= Exercise directions =
Retype, word for word, the lines between the ones holding "Rebuild this chart" and "bin_edges = np.linspace(40, 1600, 51)", inclusive; pictures stay out of the copy.

Source code of charts:
******************************

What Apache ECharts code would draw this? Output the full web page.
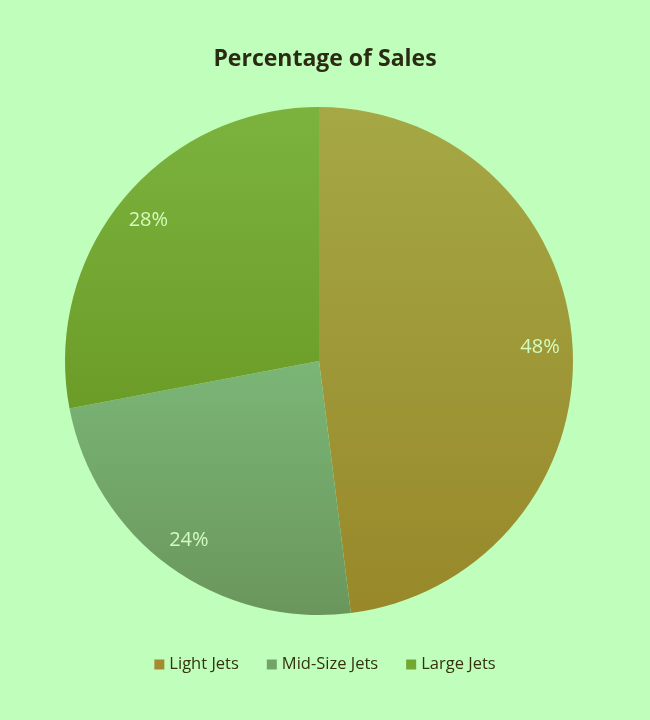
<!DOCTYPE html>
<html>
<head>
<meta charset="utf-8">
<script src="https://cdn.jsdelivr.net/npm/echarts@6/dist/echarts.min.js"></script>
<style>
  html, body { margin: 0; padding: 0; background: #bfffbb; }
  #chart { width: 650px; height: 720px; }
</style>
</head>
<body>
<div id="chart"></div>
<script>
const categories = ['Light Jets', 'Mid-Size Jets', 'Large Jets']
const shares = [48, 24, 28]

// top / bottom colours of each slice gradient
const topColors = ['#a5a845', '#7bb677', '#7bb33e']
const bottomColors = ['#98882a', '#6a965c', '#6c9c28']
const legendColors = ['#a48a30', '#72a468', '#74a632']

const grad = (i) => new echarts.graphic.LinearGradient(0, 0, 0, 1, [
	{ offset: 0, color: topColors[i] },
	{ offset: 1, color: bottomColors[i] }
])

const center = [319, 361]
const R = 254

const chart = echarts.init(document.getElementById('chart'))

chart.setOption({
	backgroundColor: '#bfffbb',
	animation: false,
	title: {
		text: 'Percentage of Sales',
		left: 'center',
		top: 43,
		textStyle: {
			fontFamily: 'Open Sans',
			fontWeight: 'bold',
			fontSize: 23,
			color: '#2b2a12'
		}
	},
	legend: {
		bottom: 42,
		left: 'center',
		icon: 'rect',
		itemWidth: 10,
		itemHeight: 10,
		itemGap: 28,
		data: categories.map((name, i) => ({ name, itemStyle: { color: legendColors[i] } })),
		textStyle: { fontFamily: 'Open Sans', fontSize: 16.5, color: '#33330f' }
	},
	series: [
		{
			type: 'pie',
			center: center,
			radius: R,
			startAngle: 90,
			clockwise: true,
			label: { show: false },
			labelLine: { show: false },
			itemStyle: { borderWidth: 0 },
			data: categories.map((name, i) => ({
				name,
				value: shares[i],
				itemStyle: { color: grad(i) }
			}))
		},
		// transparent ring that only carries the labels near the rim
		{
			type: 'pie',
			center: center,
			radius: [R * 0.72, R],
			startAngle: 90,
			clockwise: true,
			silent: true,
			itemStyle: { color: 'rgba(0,0,0,0)' },
			label: {
				show: true,
				position: 'inside',
				formatter: '{d}%',
				fontFamily: 'Open Sans',
				fontSize: 20,
				color: '#d2fcc0'
			},
			labelLine: { show: false },
			data: categories.map((name, i) => ({ name, value: shares[i] }))
		}
	]
})
</script>
</body>
</html>
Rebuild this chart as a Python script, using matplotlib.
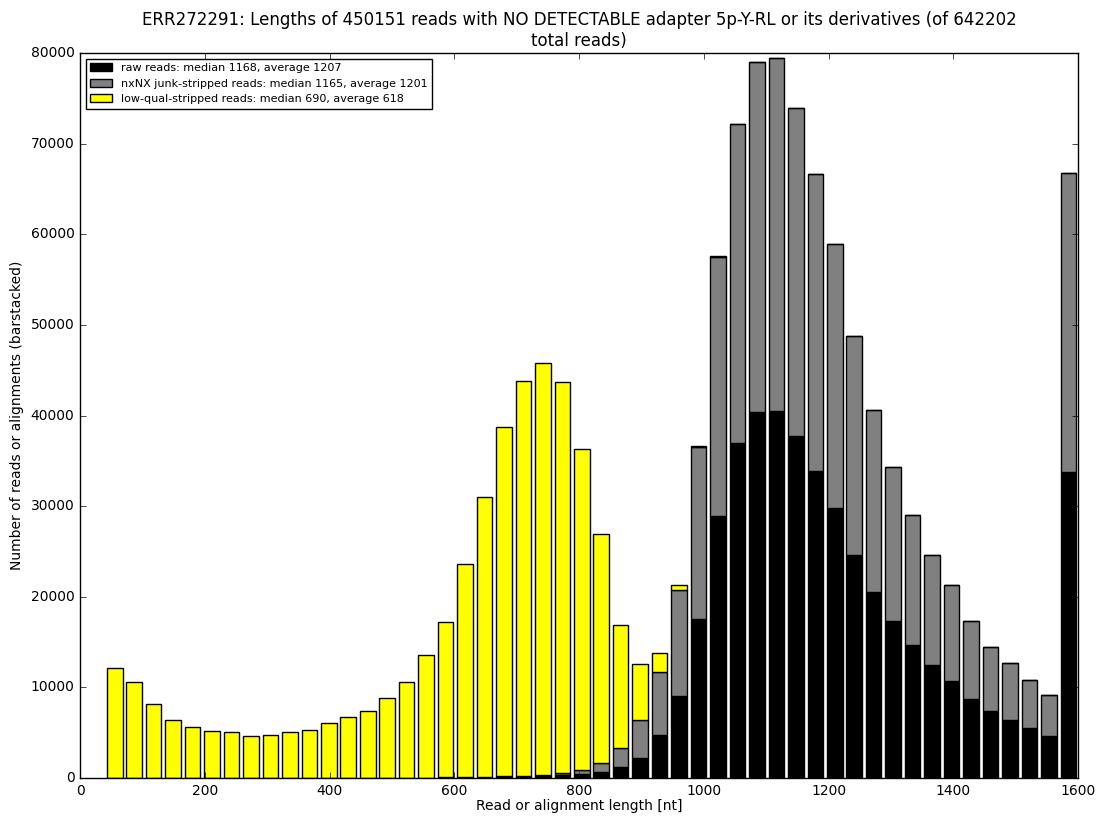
import matplotlib
matplotlib.use("Agg")
import matplotlib.pyplot as plt
import numpy as np

plt.style.use("classic")

# histogram bin layout (50 bins)
bin_edges = np.linspace(40, 1600, 51)

raw_counts = [0] * 17 + [
    50, 80, 100, 100, 150, 200, 300, 400, 650, 1250,
    2250, 4700, 9050, 17500, 28900, 37000, 40400, 40500, 37700, 33900,
    29800, 24600, 20500, 17350, 14700, 12450, 10700, 8700, 7400, 6400,
    5550, 4600, 33800,
]
nxnx_counts = [0] * 17 + [
    50, 40, 50, 100, 100, 150, 300, 480, 1050, 2050,
    4150, 6950, 11650, 19050, 28600, 35200, 38600, 38900, 36200, 32700,
    29100, 24200, 20100, 17000, 14300, 12150, 10550, 8600, 7100, 6250,
    5250, 4550, 32950,
]
lowqual_counts = [
    12100, 10550, 8150, 6450, 5600, 5200, 5050, 4600, 4700, 5050,
    5350, 6050, 6700, 7450, 8800, 10600, 13550, 17150, 23500, 30850,
    38500, 43550, 45450, 43050, 35400, 25200, 13550, 6200, 2150, 600,
    100, 100,
] + [0] * 18

labels = [
    "raw reads: median 1168, average 1207",
    "nxNX junk-stripped reads: median 1165, average 1201",
    "low-qual-stripped reads: median 690, average 618",
]
colors = ["black", "gray", "yellow"]

fig = plt.figure(figsize=(11.04, 8.24), dpi=100, facecolor="white")
ax = fig.add_axes([0.0725, 0.0558, 0.904, 0.8799])

centers = (bin_edges[:-1] + bin_edges[1:]) / 2
width = 0.8 * (bin_edges[1] - bin_edges[0])
bottom = np.zeros(len(centers))
for counts, color, label in zip([raw_counts, nxnx_counts, lowqual_counts], colors, labels):
    counts = np.array(counts, dtype=float)
    ax.bar(centers, counts, width=width, bottom=bottom, color=color,
           edgecolor="black", linewidth=1, label=label, align="center")
    bottom += counts

ax.set_xlim(0, 1600)
ax.set_ylim(0, 80000)
ax.set_xticks(np.arange(0, 1601, 200))
ax.set_yticks(np.arange(0, 80001, 10000))
ax.tick_params(labelsize=10)
ax.set_xlabel("Read or alignment length [nt]", fontsize=10, labelpad=1)
ax.set_ylabel("Number of reads or alignments (barstacked)", fontsize=10)
ax.set_title("ERR272291: Lengths of 450151 reads with NO DETECTABLE adapter 5p-Y-RL or its derivatives (of 642202\ntotal reads)",
             fontsize=12)
ax.legend(loc="upper left", fontsize=8)

fig.savefig("out.png", dpi=100, facecolor="white")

******************************

= Full response =
Rebuild this chart as a Python script, using matplotlib.
import matplotlib
matplotlib.use("Agg")
import matplotlib.pyplot as plt
import numpy as np

plt.style.use("classic")

# histogram bin layout (50 bins)
bin_edges = np.linspace(40, 1600, 51)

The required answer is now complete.